Judith Farr, who provided the preface, believes the Herbarium to be "the progenitor of Dickinson's poetry." Its contents, she wrote, "seem to suggest what would become Emily Dickinson's preoccupations, tastes, beliefs, and dreams: the 'germ' of her poet's fancy." As such, the Herbarium offers a unique invitation to Dickinson's work.
-- Melissa Ozawa House and Garden
This exquisite facsimile of the herbarium Emily Dickinson arranged as an adolescent will delight readers and gardeners alike. Emily Dickinson's Herbarium is a true pleasure for those who want to know more about this enigmatic poet--one who made sure that scant biographical traces of her life would remain after her death...In page after page of these richly detailed reproductions, the young Dickinson comes to life--in the delicate flourishes of the hand-written labels that fix the more than 400 specimens to the page, in the graceful and exacting way she arranged the plants throughout the album and in the selection of plants themselves, most of them picked within walking distance of her home in Amherst, Massachusetts. Dickinson sent her friends more than 30 poems accompanied by pressed flowers and bouquets. Flowers, both as physical objects and as the subject of her writing, became one of her primary means of communication.

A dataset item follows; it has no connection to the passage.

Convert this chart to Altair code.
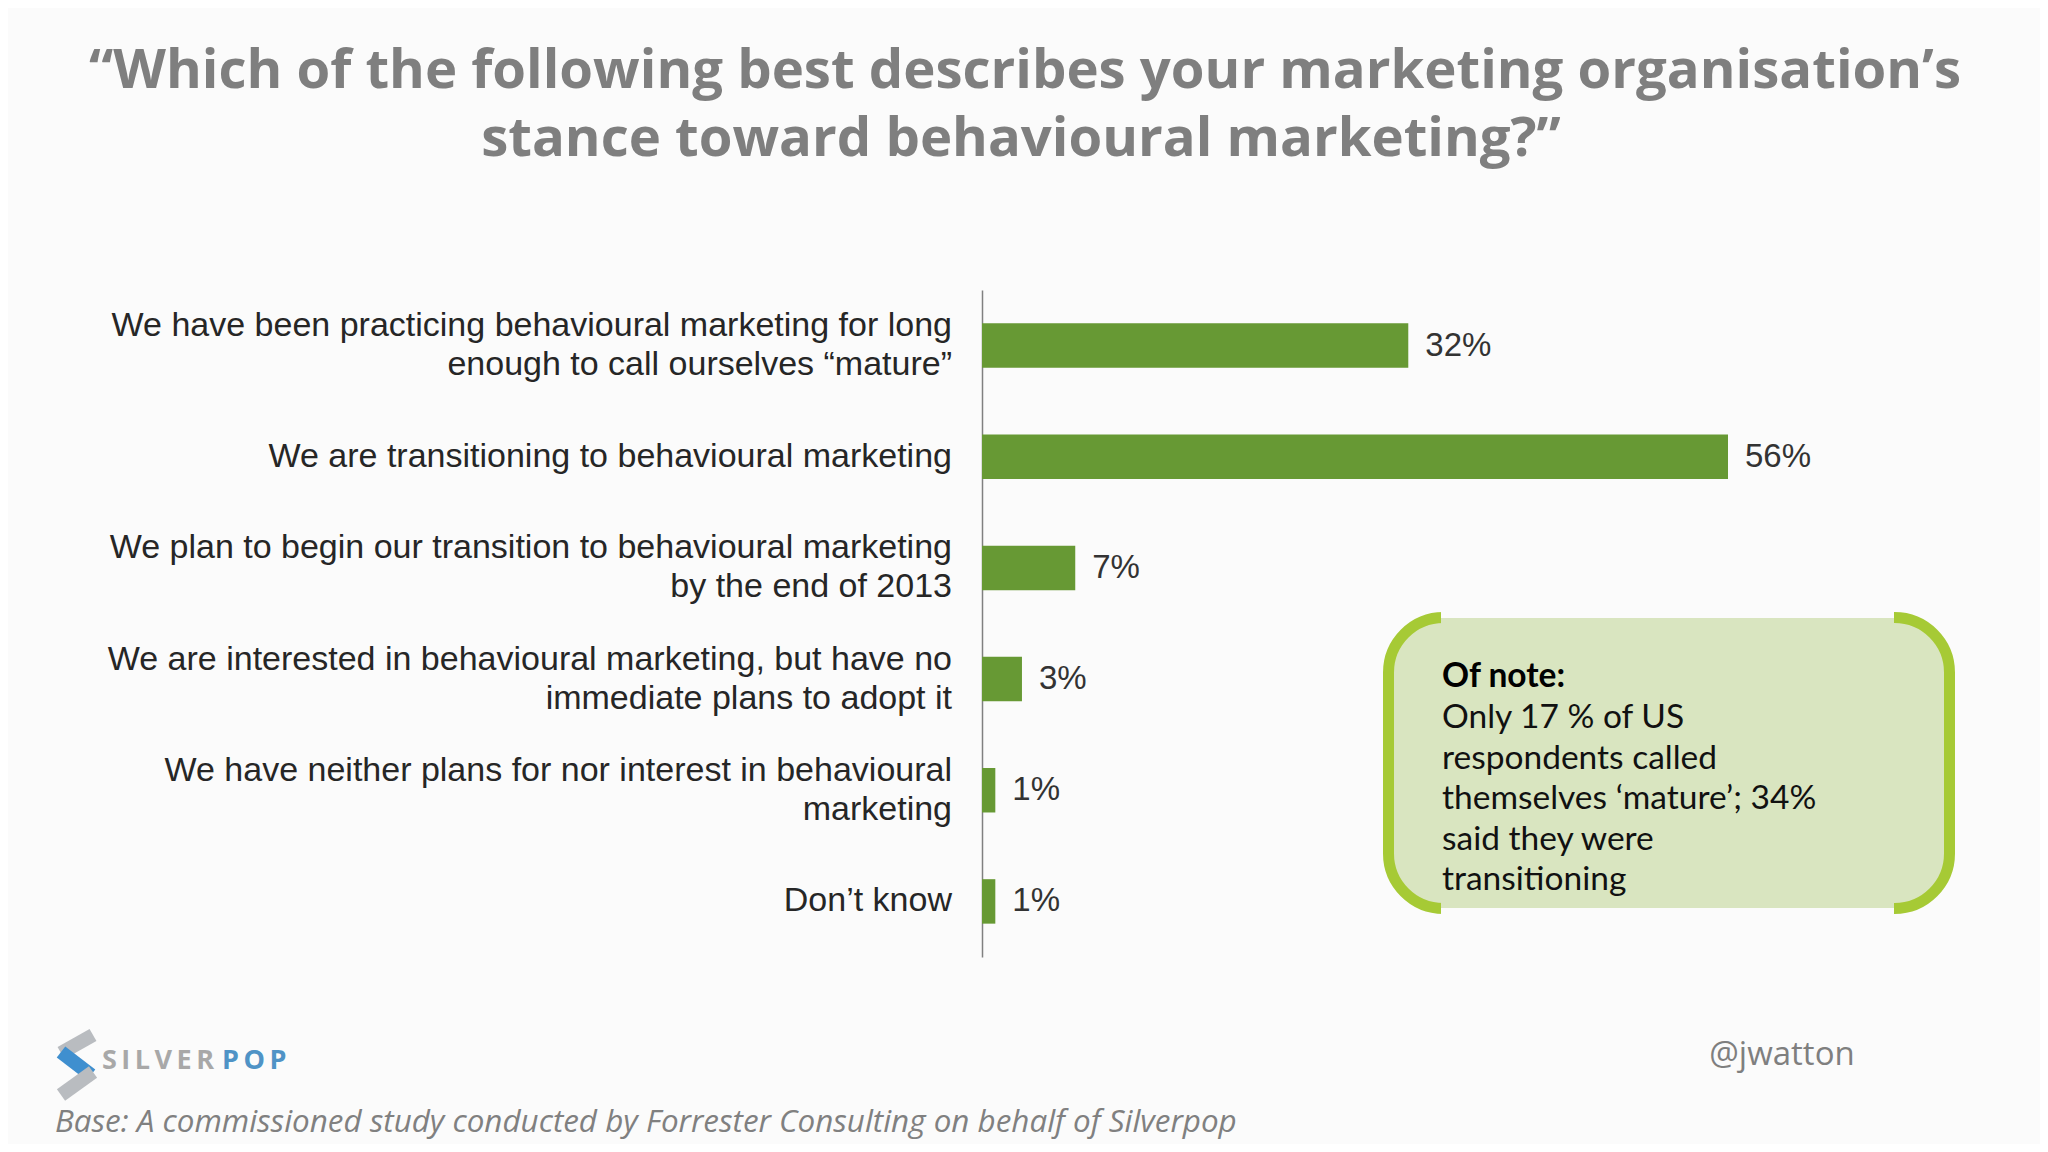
import altair as alt
import pandas as pd

# ---- data -------------------------------------------------------------
categories = [
    "We have been practicing behavioural marketing for long|enough to call ourselves \u201cmature\u201d",
    "We are transitioning to behavioural marketing",
    "We plan to begin our transition to behavioural marketing|by the end of 2013",
    "We are interested  in behavioural marketing, but have no|immediate plans to adopt it",
    "We have neither plans for nor interest in behavioural|marketing",
    "Don\u2019t know",
]
values = [32, 56, 7, 3, 1, 1]

title_lines = [
    "\u201cWhich of the following best describes your marketing organisation\u2019s",
    "stance toward behavioural marketing?\u201d",
]
note_head = "Of note:"
note_lines = [
    "Only 17 % of US",
    "respondents called",
    "themselves \u2018mature\u2019; 34%",
    "said they were",
    "transitioning",
]
footer = "Base: A commissioned study conducted by Forrester Consulting on behalf of Silverpop"
handle = "@jwatton"

df = pd.DataFrame({"category": categories, "value": values})

GREEN = "#679934"
BOX_FILL = "#d9e5c0"
LIME = "#a6ca35"
BG = "#fbfbfb"
SANS2 = "Open Sans"

one = pd.DataFrame({"a": [0]})

# ---- bars ---------------------------------------------------------------
y_enc = alt.Y(
    "category:N",
    sort=categories,
    title=None,
    scale=alt.Scale(paddingInner=0.6, paddingOuter=0.3),
    axis=alt.Axis(
        ticks=False,
        grid=False,
        labels=False,
        domainColor="#808080",
        domainWidth=1.5,
    ),
)
x_enc = alt.X("value:Q", scale=alt.Scale(domain=[0, 56], nice=False, zero=True), axis=None)

bars = alt.Chart(df).mark_bar(color=GREEN).encode(y=y_enc, x=x_enc)

lab_base = alt.Chart(df).transform_calculate(
    l1="split(datum.category, '|')[0]",
    l2="length(split(datum.category, '|')) > 1 ? split(datum.category, '|')[1] : ''",
)
lab_style = dict(align="right", baseline="middle", font="Liberation Sans", fontSize=34, color="#262626")
cat_single = lab_base.transform_filter("datum.l2 == ''").mark_text(**lab_style).encode(
    y=y_enc, x=alt.value(-30), text="l1:N")
cat_top = lab_base.transform_filter("datum.l2 != ''").mark_text(dy=-19.5, **lab_style).encode(
    y=y_enc, x=alt.value(-30), text="l1:N")
cat_bot = lab_base.transform_filter("datum.l2 != ''").mark_text(dy=19.5, **lab_style).encode(
    y=y_enc, x=alt.value(-30), text="l2:N")

labels = (
    alt.Chart(df)
    .transform_calculate(lab="datum.value + '%'")
    .mark_text(align="left", baseline="middle", dx=17, font="Liberation Sans", fontSize=33, color="#333333")
    .encode(y=y_enc, x=x_enc, text="lab:N")
)

# ---- title ----------------------------------------------------------------
title1 = alt.Chart(one).mark_text(
    text=title_lines[0], font=SANS2, fontWeight="bold", fontSize=54.5, color="#7f7f7f",
    align="center", baseline="alphabetic",
).encode(x=alt.value(43), y=alt.value(-202))
title2 = alt.Chart(one).mark_text(
    text=title_lines[1], font=SANS2, fontWeight="bold", fontSize=54.5, color="#7f7f7f",
    align="center", baseline="alphabetic",
).encode(x=alt.value(39), y=alt.value(-134))

# ---- note box -------------------------------------------------------------
box = alt.Chart(one).mark_rect(fill=BOX_FILL, stroke=LIME, strokeWidth=11, cornerRadius=55).encode(
    x=alt.value(406.5), x2=alt.value(967.5), y=alt.value(327.5), y2=alt.value(618.5)
)
cover_top_bg = alt.Chart(one).mark_rect(fill=BG).encode(
    x=alt.value(459), x2=alt.value(912), y=alt.value(320), y2=alt.value(328)
)
cover_top_fill = alt.Chart(one).mark_rect(fill=BOX_FILL).encode(
    x=alt.value(459), x2=alt.value(912), y=alt.value(328), y2=alt.value(334)
)
cover_bot_fill = alt.Chart(one).mark_rect(fill=BOX_FILL).encode(
    x=alt.value(459), x2=alt.value(912), y=alt.value(612), y2=alt.value(618)
)
cover_bot_bg = alt.Chart(one).mark_rect(fill=BG).encode(
    x=alt.value(459), x2=alt.value(912), y=alt.value(618), y2=alt.value(626)
)
note_h = alt.Chart(one).mark_text(
    text=note_head, font="Lato", fontWeight="bold", fontSize=33.5, color="#000000",
    align="left", baseline="alphabetic",
).encode(x=alt.value(460), y=alt.value(397))
note_b = alt.Chart(one).mark_text(
    text=note_lines, font="Lato", fontSize=33.5, color="#111111", lineHeight=40.5,
    align="left", baseline="alphabetic",
).encode(x=alt.value(460), y=alt.value(438))

# ---- footer, handle, logo --------------------------------------------------
foot = alt.Chart(one).mark_text(
    text=footer, font=SANS2, fontStyle="italic", fontSize=31.4, color="#808080",
    align="left", baseline="alphabetic",
).encode(x=alt.value(-927), y=alt.value(842))
hand = alt.Chart(one).mark_text(
    text=handle, font=SANS2, fontSize=33, color="#7f7f7f",
    align="center", baseline="alphabetic",
).encode(x=alt.value(800), y=alt.value(775))

logo_silver = alt.Chart(one).mark_text(
    text="S\u2009I\u2009L\u2009V\u2009E\u2009R", font=SANS2, fontWeight="bold", fontSize=27, color="#a8a8a8",
    align="left", baseline="alphabetic",
).encode(x=alt.value(-880), y=alt.value(779))
logo_pop = alt.Chart(one).mark_text(
    text="P\u2009O\u2009P", font=SANS2, fontWeight="bold", fontSize=27, color="#4f93c6",
    align="left", baseline="alphabetic",
).encode(x=alt.value(-760), y=alt.value(779))
s1 = alt.Chart(one).mark_rule(color="#b9bcc0", strokeWidth=14).encode(
    x=alt.value(-889), y=alt.value(745), x2=alt.value(-921), y2=alt.value(763))
s2 = alt.Chart(one).mark_rule(color="#3f8fcf", strokeWidth=14).encode(
    x=alt.value(-921), y=alt.value(762), x2=alt.value(-891), y2=alt.value(785))
s3 = alt.Chart(one).mark_rule(color="#b9bcc0", strokeWidth=14).encode(
    x=alt.value(-889), y=alt.value(782), x2=alt.value(-921), y2=alt.value(805))

chart = (
    alt.layer(
        box, cover_top_bg, cover_top_fill, cover_bot_fill, cover_bot_bg,
        bars, cat_single, cat_top, cat_bot, labels, title1, title2, note_h, note_b,
        foot, hand, logo_silver, logo_pop, s1, s2, s3,
    )
    .properties(
        width=746,
        height=667,
        autosize=alt.AutoSizeParams(type="none"),
        padding={"left": 974, "top": 282, "right": 312, "bottom": 187},
        background=BG,
    )
    .configure_view(stroke=None)
)

chart.save("out.html", embed_options={"renderer": "svg", "actions": False})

-- Elizabeth Schmidt New York Times Book Review
Modern photographic techniques (okay, the Digital Age has its uses) have permitted the reproduction, which is large and handsomely bound and includes a protective slipcase. The book offers a direct connection to the poet and the plants that were so formative to her creative life. Assembled when she was just 14, the herbarium contains both decorative flora from her family garden and wildflowers from the surrounding countryside of Amherst, Massachusetts. Collecting and pressing flowers was a common pastime in the 1840s, but Dickinson's herbarium is clearly the work of someone deeply connected to botany at an early age. It contains 424 specimens on 66 pages. In an introduction, Sewall writes, 'Take Emily's herbarium far enough, and you have her.' The care she took with it and her need for plants would manifest themselves in her work...Facsimiles tend to be expensive, and this one is no exception, but for gardeners and fans of Emily Dickinson (a pretty broad lot), this would be a cherished addition to the home library.
-- Adrian Higgins Washington Post
The herbarium has long been a part of the Emily Dickinson Collection at Houghton Library, but due to its fragility the original had been in a vault for years--the last significant Dickinson Collection item completely off-limits. Now Dickinson devotees can finally examine what lies inside with a full-size, full-color reproduction of the album published in September...Dickinson, the reclusive poet whose extensive work was discovered and published in its entirety only after her death in 1886, was better known in her lifetime for her expert gardening skills than her poetry. She helped her mother in the garden from a young age and later tended plants in her own conservatory. As Dickinson admirers know, her love of the natural world comes through in her poems, which are full of flower references and themes--making scholars particularly interested in what they might glean from her herbarium.
-- Jennifer Tomase Harvard University Gazette
Dickinson followed the Linnaean system of classification when labeling her specimens but nevertheless arranged her collection with more of an eye to aesthetics than to science, reflecting both the prevailing taste for "rich confusion" and the pre-Darwinian sense that plant life represented the fabulous bounty of the Creator.
-- Peter Parker Daily Telegraph
It is a fragile, rarely seen part of the Dickinson Collection that is at last accessible to scholars and to fans and gardeners...it is thrilling to turn the pages, knowing with what joy Dickinson picked the plants in her garden and in the fields and woods around Amherst...Dickinson scholar Richard Sewall provides context in a splendid introductory essay, "Science and the Poet," and Ray Angelo, associate of the Harvard University Herbaria, provides meticulous botanical scholarship.
-- Patricia Jones Plants and Gardens News
Emily Dickinson's herbarium, containing more than 400 flower and plant specimens, pressed and preserved by 14-year-old Dickinson, is now beautifully reproduced in full size and full color.
-- Emily Dickinson International Society Bulletin
Many of Dickinson's pressings seem prophetic of her future preoccupations and themes. For example, the plucky triumph of small flowers, such as the gentian or violet that bloom despite harsh conditions--she pressed nine different violets on page 46 of her herbarium--served her in poems about courage. She wrote tributes to the democracy of the clover and the holy yet merry aspect of lilies of the field, made sacred to her by Scripture...Now that almost 2,000 of Emily Dickinson's poems and more than 1,000 of her letters are accessible, it is clear how truly important flowers were to her. More than a third of her poems and half of her letters take their subject matter, metaphors, and diction from the realm of plants and gardening. The herbarium had been her childhood effort to hallow those flowers she regarded as her "friends," "children," "saints." Her chief theme as a poet was the idea of immortal life; her central concern was whether life after death truly existed. Rising again after long, icy Amherst winters, her perennials seemed to assure her that there was such a thing as eternity.